→ INSTRUCTION
Select every line holding the word "Convert" and copy it.

>>>>

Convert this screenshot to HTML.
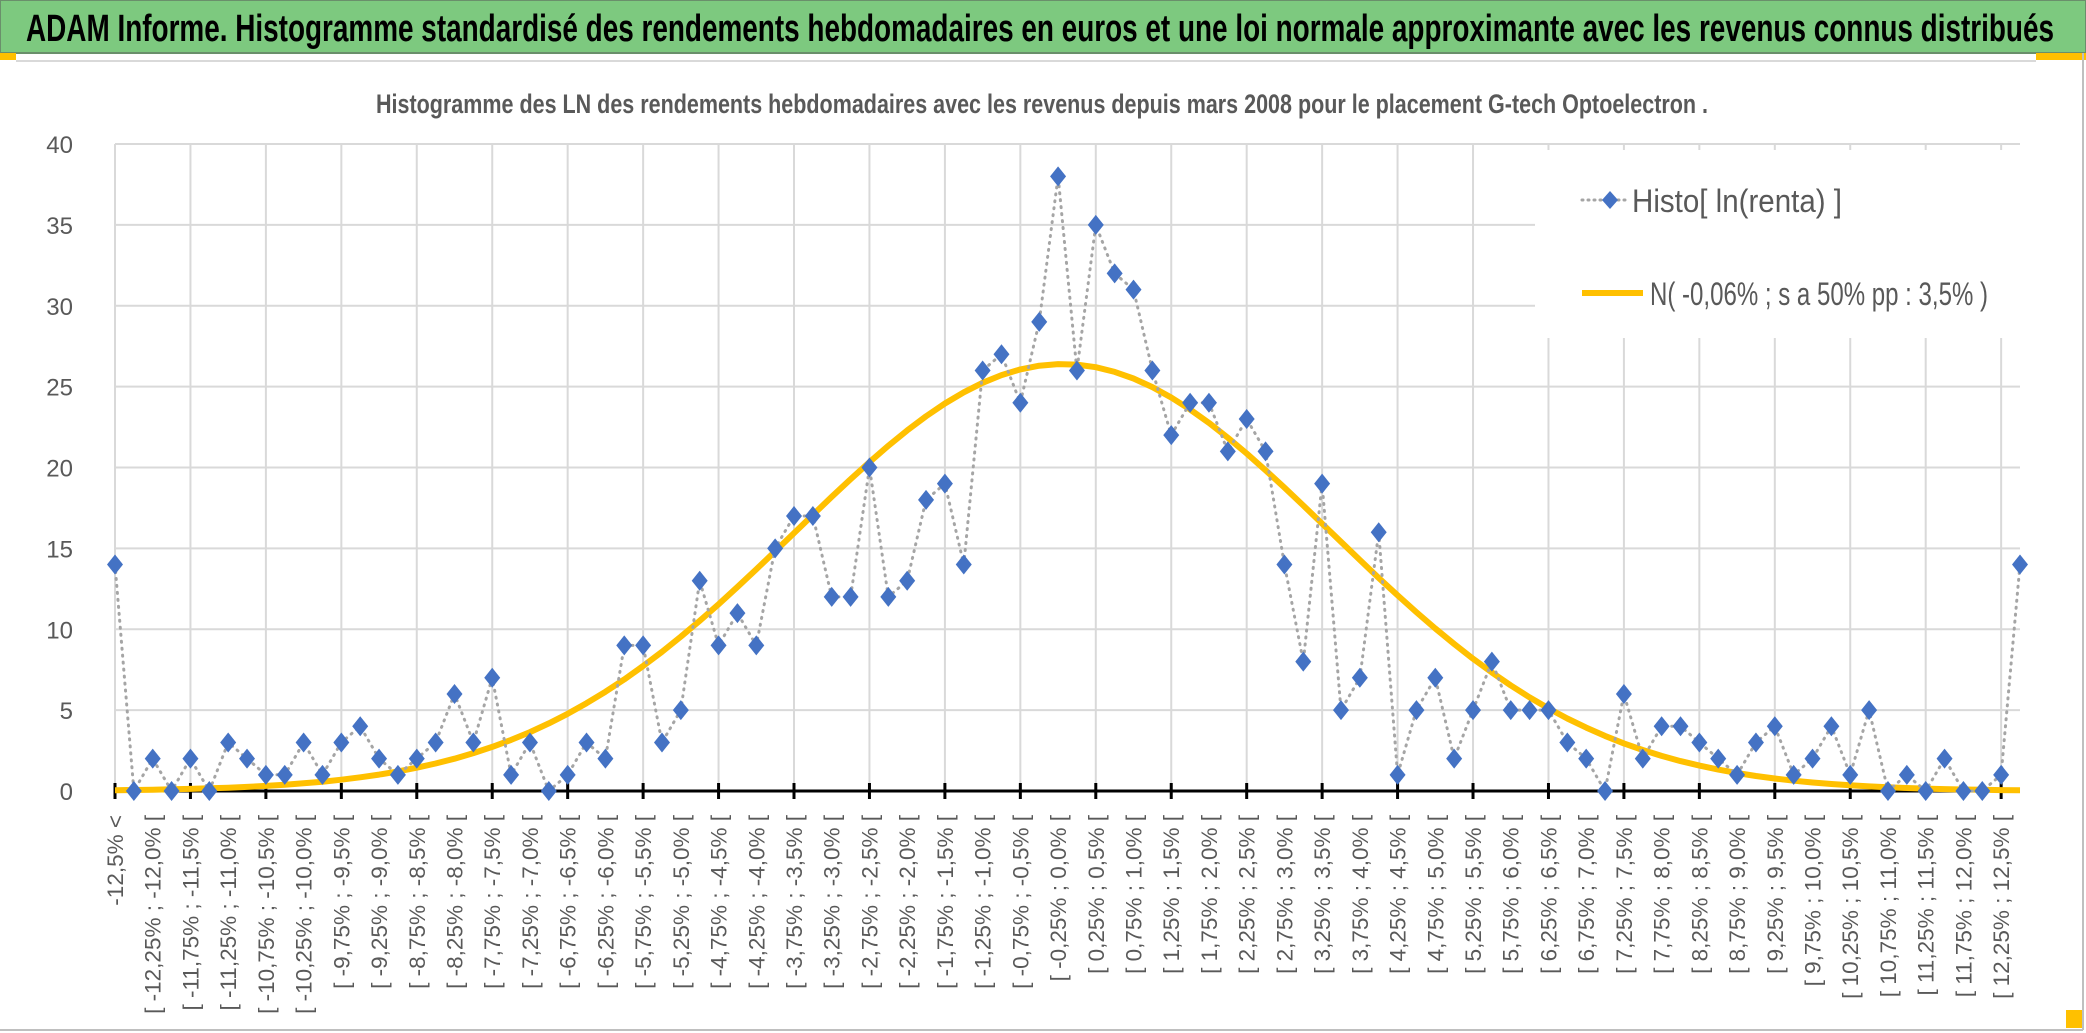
<!DOCTYPE html>
<html><head><meta charset="utf-8"><style>
html,body{margin:0;padding:0;background:#fff;}
svg{display:block;font-family:"Liberation Sans",sans-serif;}
</style></head><body>
<svg id="chart" width="2086" height="1033" viewBox="0 0 2086 1033" xmlns="http://www.w3.org/2000/svg">
<rect x="0" y="0" width="2086" height="1033" fill="#fff"/>
<rect x="0" y="0" width="2086" height="53" fill="#7dc97f" stroke="#6a8f6b" stroke-width="2"/>
<text x="26" y="41" font-size="38" font-weight="bold" fill="#000" textLength="2028" lengthAdjust="spacingAndGlyphs">ADAM Informe. Histogramme standardisé des rendements hebdomadaires en euros et une loi normale approximante avec les revenus connus distribués</text>
<rect x="0" y="53" width="16" height="7" fill="#ffc000"/>
<rect x="2036" y="53" width="50" height="7" fill="#ffc000"/>
<line x1="16" y1="61" x2="2036" y2="61" stroke="#d9d9d9" stroke-width="2"/>
<line x1="2083" y1="53" x2="2083" y2="1030" stroke="#bfbfbf" stroke-width="2"/>
<line x1="0" y1="1030" x2="2083" y2="1030" stroke="#bfbfbf" stroke-width="2"/>
<rect x="2066" y="1010" width="16" height="18" fill="#ffc000"/>
<text x="376" y="113" font-size="27" font-weight="bold" fill="#595959" textLength="1332" lengthAdjust="spacingAndGlyphs">Histogramme des LN des rendements hebdomadaires avec les revenus depuis mars 2008 pour le placement G-tech Optoelectron .</text>
<g id="grid"></g>
<g id="xlabels"></g>
<g id="curve"></g>
<g id="series"></g>
<g id="legend">
  <rect x="1535" y="150" width="490" height="188" fill="#fff"/>
  <g>
    <line x1="1582" y1="200" x2="1628" y2="200" stroke="#a5a5a5" stroke-width="3" stroke-dasharray="1 5" stroke-linecap="round"/>
    <path d="M1610 191 L1618 200 L1610 209 L1602 200 Z" fill="#4472c4"/>
    <text x="1632" y="212" font-size="32" fill="#595959" textLength="210" lengthAdjust="spacingAndGlyphs">Histo[ ln(renta) ]</text>
  </g>
  <g>
    <line x1="1582" y1="293" x2="1643" y2="293" stroke="#ffc000" stroke-width="6"/>
    <text x="1650" y="305" font-size="32" fill="#595959" textLength="338" lengthAdjust="spacingAndGlyphs">N( -0,06% ; s a 50% pp : 3,5% )</text>
  </g>
</g>
</svg>
<script>
const counts = [14,0,2,0,2,0,3,2,1,1,3,1,3,4,2,1,2,3,6,3,7,1,3,0,1,3,2,9,9,3,5,13,9,11,9,15,17,17,12,12,20,12,13,18,19,14,26,27,24,29,38,26,35,32,31,26,22,24,24,21,23,21,14,8,19,5,7,16,1,5,7,2,5,8,5,5,5,3,2,0,6,2,4,4,3,2,1,3,4,1,2,4,1,5,0,1,0,2,0,0,1,14];
const normMean = -0.06;
const normSigma = 3.55;
const normPeak = 26.4;
const yTicks = [0,5,10,15,20,25,30,35,40];
const binStart = -12.5;
const binWidth = 0.25;

const NS = "http://www.w3.org/2000/svg";
const X0 = 115, X1 = 2020, Y0 = 791, Y40 = 144;
const n = counts.length;
const xs = i => X0 + (X1 - X0) * i / (n - 1);
const ys = v => Y0 - (Y0 - Y40) * v / 40;
function mk(tag, attrs, parent) {
  const e = document.createElementNS(NS, tag);
  for (const k in attrs) e.setAttribute(k, attrs[k]);
  parent.appendChild(e);
  return e;
}
function fmt(v) {
  let s = (Math.abs(v) < 1e-9 ? 0 : v).toFixed(2);
  if (s.endsWith("0")) s = s.slice(0, -1);
  return s.replace(".", ",") + "%";
}
function catLabel(i) {
  if (i === 0) return fmt(binStart) + " <";
  if (i === n - 1) return fmt(-binStart) + " [";
  const a = binStart + binWidth * (i - 1);
  return "[ " + fmt(a) + " ; " + fmt(a + binWidth) + " [";
}
const grid = document.getElementById("grid");
yTicks.forEach(t => {
  if (t > 0) {
    const l = mk("line", {x1: X0, x2: X1, y1: ys(t), y2: ys(t), stroke: "#d9d9d9", "stroke-width": 2}, grid);
    
    
  }
  const tx = mk("text", {x: 73, y: ys(t) + 9, "font-size": 24, fill: "#595959", "text-anchor": "end"}, grid);
  tx.textContent = t;
  
  
});
for (let i = 0; i < n; i += 4) {
  const g = mk("line", {x1: xs(i), x2: xs(i), y1: Y40, y2: Y0, stroke: "#d9d9d9", "stroke-width": 2}, grid);
  
  
  const tk = mk("line", {x1: xs(i), x2: xs(i), y1: Y0 - 8, y2: Y0 + 8, stroke: "#000", "stroke-width": 3}, grid);
  
  
}
const ax = mk("line", {x1: X0, x2: X1, y1: Y0, y2: Y0, stroke: "#000", "stroke-width": 3}, grid);



const xl = document.getElementById("xlabels");
for (let i = 0; i < n; i += 2) {
  const x = xs(i) + 8, y = 815;
  const t = mk("text", {x: x, y: y, "font-size": 22.5, fill: "#595959", "text-anchor": "end", transform: "rotate(-90 " + x + " " + y + ")"}, xl);
  t.textContent = catLabel(i);
  
  
}

const cv = document.getElementById("curve");
let d = "";
for (let i = 0; i < n; i++) {
  const c = binStart + binWidth * (i - 1) + binWidth / 2;
  const v = normPeak * Math.exp(-0.5 * Math.pow((c - normMean) / normSigma, 2));
  d += (i ? "L" : "M") + xs(i).toFixed(1) + " " + ys(v).toFixed(1);
}
const cp = mk("path", {d: d, fill: "none", stroke: "#ffc000", "stroke-width": 6, "stroke-linejoin": "round"}, cv);



const sg = document.getElementById("series");
const pts = counts.map((v, i) => xs(i).toFixed(1) + "," + ys(v).toFixed(1)).join(" ");
const pl = mk("polyline", {points: pts, fill: "none", stroke: "#a5a5a5", "stroke-width": 3, "stroke-dasharray": "1 6", "stroke-linecap": "round"}, sg);


counts.forEach((v, i) => {
  const x = xs(i), y = ys(v);
  const m = mk("path", {d: `M${x} ${y-10} L${x+8} ${y} L${x} ${y+10} L${x-8} ${y} Z`, fill: "#4472c4"}, sg);
  
  
});
</script>
</body></html>
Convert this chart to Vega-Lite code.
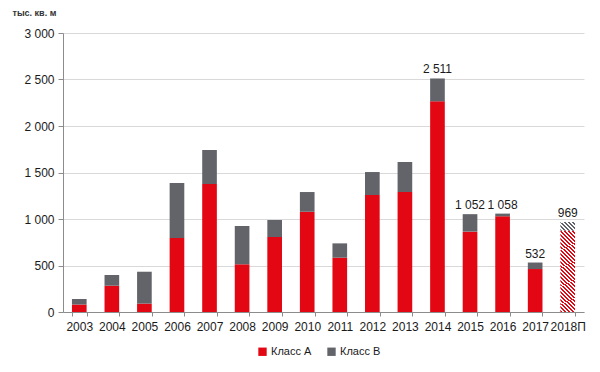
{
  "$schema": "https://vega.github.io/schema/vega-lite/v6.json",
  "width": 521,
  "height": 279,
  "autosize": {"type": "none"},
  "padding": {"left": 63, "top": 33, "right": 16, "bottom": 60},
  "background": "white",
  "config": {
    "view": {"stroke": null},
    "font": "Liberation Sans",
    "locale": {"number": {"decimal": ",", "thousands": " ", "grouping": [3], "currency": ["", ""]}}
  },
  "datasets": {
    "bars": [
      {"year": "2003", "class": "Класс А", "value": 80},
      {"year": "2003", "class": "Класс В", "value": 60},
      {"year": "2004", "class": "Класс А", "value": 283},
      {"year": "2004", "class": "Класс В", "value": 115},
      {"year": "2005", "class": "Класс А", "value": 90},
      {"year": "2005", "class": "Класс В", "value": 343},
      {"year": "2006", "class": "Класс А", "value": 795},
      {"year": "2006", "class": "Класс В", "value": 592},
      {"year": "2007", "class": "Класс А", "value": 1376},
      {"year": "2007", "class": "Класс В", "value": 366},
      {"year": "2008", "class": "Класс А", "value": 513},
      {"year": "2008", "class": "Класс В", "value": 412},
      {"year": "2009", "class": "Класс А", "value": 806},
      {"year": "2009", "class": "Класс В", "value": 183},
      {"year": "2010", "class": "Класс А", "value": 1078},
      {"year": "2010", "class": "Класс В", "value": 212},
      {"year": "2011", "class": "Класс А", "value": 584},
      {"year": "2011", "class": "Класс В", "value": 154},
      {"year": "2012", "class": "Класс А", "value": 1258},
      {"year": "2012", "class": "Класс В", "value": 247},
      {"year": "2013", "class": "Класс А", "value": 1290},
      {"year": "2013", "class": "Класс В", "value": 323},
      {"year": "2014", "class": "Класс А", "value": 2265},
      {"year": "2014", "class": "Класс В", "value": 246},
      {"year": "2015", "class": "Класс А", "value": 864},
      {"year": "2015", "class": "Класс В", "value": 188},
      {"year": "2016", "class": "Класс А", "value": 1029},
      {"year": "2016", "class": "Класс В", "value": 29},
      {"year": "2017", "class": "Класс А", "value": 462},
      {"year": "2017", "class": "Класс В", "value": 70},
      {"year": "2018П", "class": "Класс А", "value": 874},
      {"year": "2018П", "class": "Класс В", "value": 95}
    ],
    "totals": [
      {"year": "2014", "total": 2511},
      {"year": "2015", "total": 1052},
      {"year": "2016", "total": 1058},
      {"year": "2017", "total": 532},
      {"year": "2018П", "total": 969}
    ]
  },
  "encoding": {
    "x": {
      "field": "year",
      "type": "nominal",
      "scale": {
        "domain": ["2003","2004","2005","2006","2007","2008","2009","2010","2011","2012","2013","2014","2015","2016","2017","2018П"],
        "paddingInner": 0.55,
        "paddingOuter": 0.275
      },
      "axis": {
        "title": null,
        "labelAngle": 0,
        "labelFontSize": 12,
        "labelColor": "#1a1a1a",
        "labelPadding": 5,
        "tickBand": "extent",
        "tickSize": 4,
        "tickColor": "#8c8c8c",
        "domainColor": "#8c8c8c",
        "grid": false
      }
    }
  },
  "layer": [
    {
      "data": {"name": "bars"},
      "transform": [{"filter": "datum.year !== '2018П'"}],
      "mark": {"type": "bar"},
      "encoding": {
        "y": {
          "field": "value",
          "type": "quantitative",
          "stack": "zero",
          "scale": {"domain": [0, 3000], "nice": false},
          "axis": {
            "values": [0, 500, 1000, 1500, 2000, 2500, 3000],
            "format": ",d",
            "title": "тыс. кв. м",
            "titleAngle": 0,
            "titleAlign": "left",
            "titleBaseline": "middle",
            "titleX": -51,
            "titleY": -21,
            "titleFontSize": 9,
            "titleFontWeight": "bold",
            "titleColor": "#333333",
            "labelFontSize": 12,
            "labelColor": "#1a1a1a",
            "labelPadding": 4,
            "tickSize": 5,
            "tickColor": "#8c8c8c",
            "domainColor": "#8c8c8c",
            "gridColor": "#d9d9d9"
          }
        },
        "order": {"field": "class", "type": "nominal", "sort": "ascending"},
        "color": {
          "field": "class",
          "type": "nominal",
          "scale": {"domain": ["Класс А", "Класс В"], "range": ["#E30613", "#636469"]},
          "legend": {
            "title": null,
            "orient": "none",
            "direction": "horizontal",
            "legendX": 194,
            "legendY": 313,
            "symbolType": "square",
            "symbolSize": 70,
            "symbolStrokeWidth": 0,
            "labelFontSize": 11,
            "labelColor": "#1a1a1a",
            "columnPadding": 14,
            "labelOffset": 3
          }
        }
      }
    },
    {
      "data": {"name": "bars"},
      "transform": [{"filter": "datum.year === '2018П'"}],
      "mark": {"type": "bar"},
      "encoding": {
        "y": {"field": "value", "type": "quantitative", "stack": "zero"},
        "detail": {"field": "class", "type": "nominal"},
        "order": {"field": "class", "type": "nominal", "sort": "ascending"},
        "fill": {
          "condition": {
            "test": "datum['class'] === 'Класс А'",
            "value": {
              "gradient": "linear", "x1": 0, "y1": 1, "x2": 0.189, "y2": -0.135,
              "stops": [
                {"offset": 0, "color": "#E30613"}, {"offset": 0.02, "color": "#E30613"}, {"offset": 0.02, "color": "#ffffff"}, {"offset": 0.04, "color": "#ffffff"},
                {"offset": 0.04, "color": "#E30613"}, {"offset": 0.06, "color": "#E30613"}, {"offset": 0.06, "color": "#ffffff"}, {"offset": 0.08, "color": "#ffffff"},
                {"offset": 0.08, "color": "#E30613"}, {"offset": 0.10, "color": "#E30613"}, {"offset": 0.10, "color": "#ffffff"}, {"offset": 0.12, "color": "#ffffff"},
                {"offset": 0.12, "color": "#E30613"}, {"offset": 0.14, "color": "#E30613"}, {"offset": 0.14, "color": "#ffffff"}, {"offset": 0.16, "color": "#ffffff"},
                {"offset": 0.16, "color": "#E30613"}, {"offset": 0.18, "color": "#E30613"}, {"offset": 0.18, "color": "#ffffff"}, {"offset": 0.20, "color": "#ffffff"},
                {"offset": 0.20, "color": "#E30613"}, {"offset": 0.22, "color": "#E30613"}, {"offset": 0.22, "color": "#ffffff"}, {"offset": 0.24, "color": "#ffffff"},
                {"offset": 0.24, "color": "#E30613"}, {"offset": 0.26, "color": "#E30613"}, {"offset": 0.26, "color": "#ffffff"}, {"offset": 0.28, "color": "#ffffff"},
                {"offset": 0.28, "color": "#E30613"}, {"offset": 0.30, "color": "#E30613"}, {"offset": 0.30, "color": "#ffffff"}, {"offset": 0.32, "color": "#ffffff"},
                {"offset": 0.32, "color": "#E30613"}, {"offset": 0.34, "color": "#E30613"}, {"offset": 0.34, "color": "#ffffff"}, {"offset": 0.36, "color": "#ffffff"},
                {"offset": 0.36, "color": "#E30613"}, {"offset": 0.38, "color": "#E30613"}, {"offset": 0.38, "color": "#ffffff"}, {"offset": 0.40, "color": "#ffffff"},
                {"offset": 0.40, "color": "#E30613"}, {"offset": 0.42, "color": "#E30613"}, {"offset": 0.42, "color": "#ffffff"}, {"offset": 0.44, "color": "#ffffff"},
                {"offset": 0.44, "color": "#E30613"}, {"offset": 0.46, "color": "#E30613"}, {"offset": 0.46, "color": "#ffffff"}, {"offset": 0.48, "color": "#ffffff"},
                {"offset": 0.48, "color": "#E30613"}, {"offset": 0.50, "color": "#E30613"}, {"offset": 0.50, "color": "#ffffff"}, {"offset": 0.52, "color": "#ffffff"},
                {"offset": 0.52, "color": "#E30613"}, {"offset": 0.54, "color": "#E30613"}, {"offset": 0.54, "color": "#ffffff"}, {"offset": 0.56, "color": "#ffffff"},
                {"offset": 0.56, "color": "#E30613"}, {"offset": 0.58, "color": "#E30613"}, {"offset": 0.58, "color": "#ffffff"}, {"offset": 0.60, "color": "#ffffff"},
                {"offset": 0.60, "color": "#E30613"}, {"offset": 0.62, "color": "#E30613"}, {"offset": 0.62, "color": "#ffffff"}, {"offset": 0.64, "color": "#ffffff"},
                {"offset": 0.64, "color": "#E30613"}, {"offset": 0.66, "color": "#E30613"}, {"offset": 0.66, "color": "#ffffff"}, {"offset": 0.68, "color": "#ffffff"},
                {"offset": 0.68, "color": "#E30613"}, {"offset": 0.70, "color": "#E30613"}, {"offset": 0.70, "color": "#ffffff"}, {"offset": 0.72, "color": "#ffffff"},
                {"offset": 0.72, "color": "#E30613"}, {"offset": 0.74, "color": "#E30613"}, {"offset": 0.74, "color": "#ffffff"}, {"offset": 0.76, "color": "#ffffff"},
                {"offset": 0.76, "color": "#E30613"}, {"offset": 0.78, "color": "#E30613"}, {"offset": 0.78, "color": "#ffffff"}, {"offset": 0.80, "color": "#ffffff"},
                {"offset": 0.80, "color": "#E30613"}, {"offset": 0.82, "color": "#E30613"}, {"offset": 0.82, "color": "#ffffff"}, {"offset": 0.84, "color": "#ffffff"},
                {"offset": 0.84, "color": "#E30613"}, {"offset": 0.86, "color": "#E30613"}, {"offset": 0.86, "color": "#ffffff"}, {"offset": 0.88, "color": "#ffffff"},
                {"offset": 0.88, "color": "#E30613"}, {"offset": 0.90, "color": "#E30613"}, {"offset": 0.90, "color": "#ffffff"}, {"offset": 0.92, "color": "#ffffff"},
                {"offset": 0.92, "color": "#E30613"}, {"offset": 0.94, "color": "#E30613"}, {"offset": 0.94, "color": "#ffffff"}, {"offset": 0.96, "color": "#ffffff"},
                {"offset": 0.96, "color": "#E30613"}, {"offset": 0.98, "color": "#E30613"}, {"offset": 0.98, "color": "#ffffff"}, {"offset": 1, "color": "#ffffff"}
              ]
            }
          },
          "value": {
            "gradient": "linear", "x1": 0, "y1": 1, "x2": 1.155, "y2": 0.23,
            "stops": [
              {"offset": 0, "color": "#636469"}, {"offset": 0.0833, "color": "#636469"}, {"offset": 0.0833, "color": "#ffffff"}, {"offset": 0.1667, "color": "#ffffff"},
              {"offset": 0.1667, "color": "#636469"}, {"offset": 0.25, "color": "#636469"}, {"offset": 0.25, "color": "#ffffff"}, {"offset": 0.3333, "color": "#ffffff"},
              {"offset": 0.3333, "color": "#636469"}, {"offset": 0.4167, "color": "#636469"}, {"offset": 0.4167, "color": "#ffffff"}, {"offset": 0.5, "color": "#ffffff"},
              {"offset": 0.5, "color": "#636469"}, {"offset": 0.5833, "color": "#636469"}, {"offset": 0.5833, "color": "#ffffff"}, {"offset": 0.6667, "color": "#ffffff"},
              {"offset": 0.6667, "color": "#636469"}, {"offset": 0.75, "color": "#636469"}, {"offset": 0.75, "color": "#ffffff"}, {"offset": 0.8333, "color": "#ffffff"},
              {"offset": 0.8333, "color": "#636469"}, {"offset": 0.9167, "color": "#636469"}, {"offset": 0.9167, "color": "#ffffff"}, {"offset": 1, "color": "#ffffff"}
            ]
          }
        }
      }
    },
    {
      "data": {"name": "totals"},
      "mark": {"type": "text", "dy": -9, "fontSize": 12, "color": "#1a1a1a"},
      "encoding": {
        "y": {"field": "total", "type": "quantitative"},
        "text": {"field": "total", "type": "quantitative", "format": ",d"}
      }
    }
  ]
}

<<<<

→ SOLUTION TO THE PROBLEM
Convert this screenshot to HTML.
Convert this chart to Vega-Lite code.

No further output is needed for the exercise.